The environmental impact of building materials can be measured by the amount of energy used in its life cycle. This is calculated by balancing its carbon footprint (all the energy used to make that product, including getting the raw materials, transporting, processing, manufacturing and use), against any other effects such as a reduction in the use of fossil fuels or other building materials.
Various life cycle assessments for different materials, have found that soft woods like Southern Yellow Pine actually remove more carbon from the atmosphere than their production creates. This results in a negative carbon footprint.

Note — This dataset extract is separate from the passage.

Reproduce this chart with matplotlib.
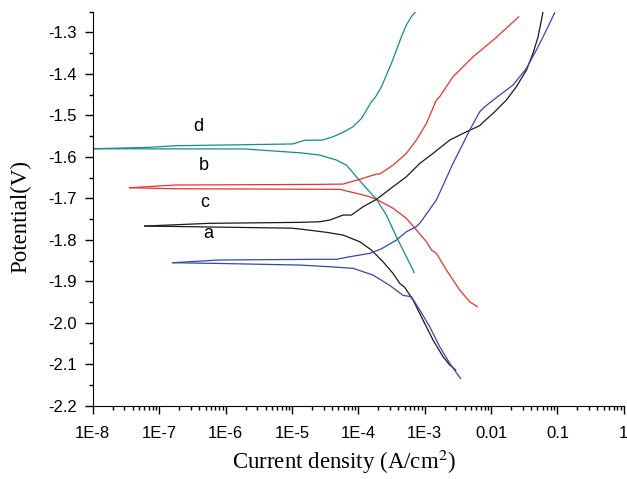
import numpy as np
import matplotlib
matplotlib.use("Agg")
import matplotlib.pyplot as plt
from matplotlib.ticker import MultipleLocator, LogLocator, NullFormatter

# polarization data: log10(current density) and potential (V) for each branch
d_cath_logi = [-8.0, -5.711, -5.410, -4.883, -4.581, -4.330, -4.179, -4.029, -3.878, -3.727, -3.577, -3.426, -3.327, -3.226, -3.176, -3.161]
d_cath_E = [-1.5806, -1.581, -1.5845, -1.5902, -1.5958, -1.6078, -1.620, -1.648, -1.676, -1.7025, -1.7404, -1.7927, -1.8247, -1.857, -1.873, -1.8794]
d_anod_logi = [-8.0, -7.142, -6.765, -4.988, -4.807, -4.541, -4.381, -4.230, -4.080, -3.953, -3.878, -3.803, -3.738, -3.652, -3.577, -3.502, -3.426, -3.351, -3.276, -3.200, -3.136]
d_anod_E = [-1.5806, -1.577, -1.5733, -1.569, -1.560, -1.5596, -1.5516, -1.541, -1.5275, -1.5073, -1.4873, -1.4673, -1.455, -1.431, -1.403, -1.3747, -1.3427, -1.3106, -1.282, -1.262, -1.25]

b_cath_logi = [-7.443, -6.765, -4.883, -4.278, -3.979, -3.828, -3.727, -3.477, -3.276, -3.125, -2.974, -2.899, -2.824, -2.673, -2.473, -2.322, -2.206]
b_cath_E = [-1.6746, -1.677, -1.678, -1.6784, -1.690, -1.6963, -1.7025, -1.724, -1.7483, -1.7765, -1.8047, -1.8247, -1.8327, -1.873, -1.9211, -1.9493, -1.9614]
b_anod_logi = [-7.443, -6.765, -4.581, -4.230, -3.979, -3.727, -3.677, -3.477, -3.276, -3.125, -2.974, -2.824, -2.774, -2.574, -2.273, -1.971, -1.770, -1.584]
b_anod_E = [-1.6746, -1.668, -1.6664, -1.6657, -1.6543, -1.6415, -1.6415, -1.620, -1.5917, -1.5596, -1.5194, -1.463, -1.455, -1.407, -1.359, -1.319, -1.290, -1.2625]

c_cath_logi = [-7.217, -5.0, -4.883, -4.480, -4.230, -3.979, -3.803, -3.628, -3.477, -3.377, -3.301, -3.176, -3.026, -2.875, -2.724, -2.623, -2.533]
c_cath_E = [-1.7669, -1.772, -1.774, -1.782, -1.7886, -1.8047, -1.8247, -1.853, -1.881, -1.905, -1.9146, -1.9452, -1.9934, -2.0416, -2.0819, -2.1019, -2.114]
c_anod_logi = [-7.217, -6.238, -4.883, -4.581, -4.431, -4.230, -4.104, -3.929, -3.727, -3.477, -3.276, -3.075, -2.875, -2.623, -2.372, -2.172, -2.122, -1.971, -1.770, -1.619, -1.468, -1.369, -1.293, -1.242, -1.218]
c_anod_E = [-1.7669, -1.7603, -1.758, -1.7565, -1.7524, -1.7404, -1.7404, -1.7204, -1.7025, -1.672, -1.648, -1.616, -1.5917, -1.5596, -1.5396, -1.525, -1.517, -1.4953, -1.4632, -1.431, -1.391, -1.3507, -1.311, -1.2704, -1.25]

a_cath_logi = [-6.795, -6.113, -4.883, -4.431, -4.080, -3.779, -3.527, -3.327, -3.200, -3.075, -2.925, -2.774, -2.623, -2.462]
a_cath_E = [-1.8553, -1.857, -1.8609, -1.865, -1.8688, -1.885, -1.9099, -1.934, -1.9373, -1.9693, -2.0096, -2.0578, -2.0978, -2.134]
a_anod_logi = [-6.795, -6.113, -4.581, -4.330, -4.130, -3.828, -3.654, -3.426, -3.276, -3.125, -3.075, -2.950, -2.824, -2.699, -2.574, -2.447, -2.322, -2.172, -2.096, -1.870, -1.670, -1.468, -1.318, -1.167, -1.042]
a_anod_E = [-1.8553, -1.8488, -1.847, -1.847, -1.8409, -1.8327, -1.822, -1.8006, -1.7806, -1.768, -1.7604, -1.7324, -1.704, -1.660, -1.616, -1.5758, -1.5355, -1.4914, -1.4793, -1.4511, -1.427, -1.3868, -1.3427, -1.2945, -1.2528]

curve_names = ["d", "b", "c", "a"]
curve_colors = ["#148c88", "#e8332b", "#1a1a1a", "#3547ad"]
label_logi = [-6.404, -6.328, -6.313, -6.268]
label_E = [-1.526, -1.620, -1.709, -1.786]

xtick_vals = [1e-8, 1e-7, 1e-6, 1e-5, 1e-4, 1e-3, 1e-2, 1e-1, 1]
xtick_labels = ["1E-8", "1E-7", "1E-6", "1E-5", "1E-4", "1E-3", "0.01", "0.1", "1"]

branches = {
    "d": (d_cath_logi, d_cath_E, d_anod_logi, d_anod_E),
    "b": (b_cath_logi, b_cath_E, b_anod_logi, b_anod_E),
    "c": (c_cath_logi, c_cath_E, c_anod_logi, c_anod_E),
    "a": (a_cath_logi, a_cath_E, a_anod_logi, a_anod_E),
}

plt.rcParams['font.family'] = ['Liberation Sans', 'DejaVu Sans']
plt.rcParams['mathtext.fontset'] = 'stix'

fig = plt.figure(figsize=(6.27, 4.79), dpi=100)
ax = fig.add_axes([0.148, 0.153, 0.847, 0.8227])

for name, col in zip(curve_names, curve_colors):
    cl, ce, al, ae = branches[name]
    ax.plot(10 ** np.array(cl), ce, color=col, lw=0.9)
    ax.plot(10 ** np.array(al), ae, color=col, lw=0.9)

for name, lx, ly in zip(curve_names, label_logi, label_E):
    ax.text(10 ** lx, ly, name, fontsize=13, ha="center", va="center")

ax.set_xscale("log")
ax.set_xlim(1e-8, 1)
ax.set_ylim(-2.2, -1.25)
ax.set_xticks(xtick_vals)
ax.set_xticklabels(xtick_labels)
ax.xaxis.set_minor_locator(LogLocator(base=10, subs=np.arange(2, 10), numticks=20))
ax.xaxis.set_minor_formatter(NullFormatter())
ax.yaxis.set_major_locator(MultipleLocator(0.1))
ax.yaxis.set_minor_locator(MultipleLocator(0.05))
ax.yaxis.set_major_formatter(plt.FuncFormatter(lambda v, p: "%.1f" % v))

ax.spines["top"].set_visible(False)
ax.spines["right"].set_visible(False)
ax.tick_params(which="major", direction="out", length=5.8, width=1, labelsize=12)
ax.tick_params(which="minor", direction="out", length=3, width=1)
ax.tick_params(axis="x", which="major", pad=8.5)
ax.tick_params(axis="y", which="major", pad=5.5)

ax.set_xlabel("Current density (A/cm$^2$)", fontsize=16.5, family="Liberation Serif")
ax.set_ylabel("Potential(V)", fontsize=16.5, family="Liberation Serif")
ax.xaxis.set_label_coords(0.473, -0.107)
ax.yaxis.set_label_coords(-0.116, 0.479)

fig.savefig("out.png", dpi=100)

In fact, the production of soft wood lumber uses significantly less energy than making the same amount of other materials such as wood-composite, steel or cement, which use a lot of fossil fuel resources to be produced. Making cement involves massive CO2 emissions, for example. At the end of its life, wood wins out again: it can be recycled, burned as a biofuel, or land filled, extending the carbon storage for decades until it decomposes naturally.
Lumber is local
Trees are grown across North America, enabling lumber to be sourced locally, reducing the need to rely on transporting the materials and thus, reducing carbon emissions. Not having to transport lumber also reduces the costs associated with transport and is a lighter material to transport when it is necessary, ultimately making it a more affordable material to source.
Lumber is renewable
Trees can and are planted regularly and North America offers a wide variety of climates that are perfect for growing and maintaining forests of trees of various types. It is one of the rare commodities that we, as a society, can manage and maintain. As long as we have soil and oxygen and the right climate, lumber will continue to provide us with a material that can be used in a litany of ways, without ever losing its accessibility and availability for greater, long-term and future use.
Lumber is sustainable
Standards for harvesting wood in North America exist to ensure that forests are maintained and not irreparably damaged by our reliance on the amazing resource that is lumber. The sustainability of the lumber industry helps to keep it a solid, environmentally consciously option that will maintain lumber as one of our most valuable, natural resources for generations to come.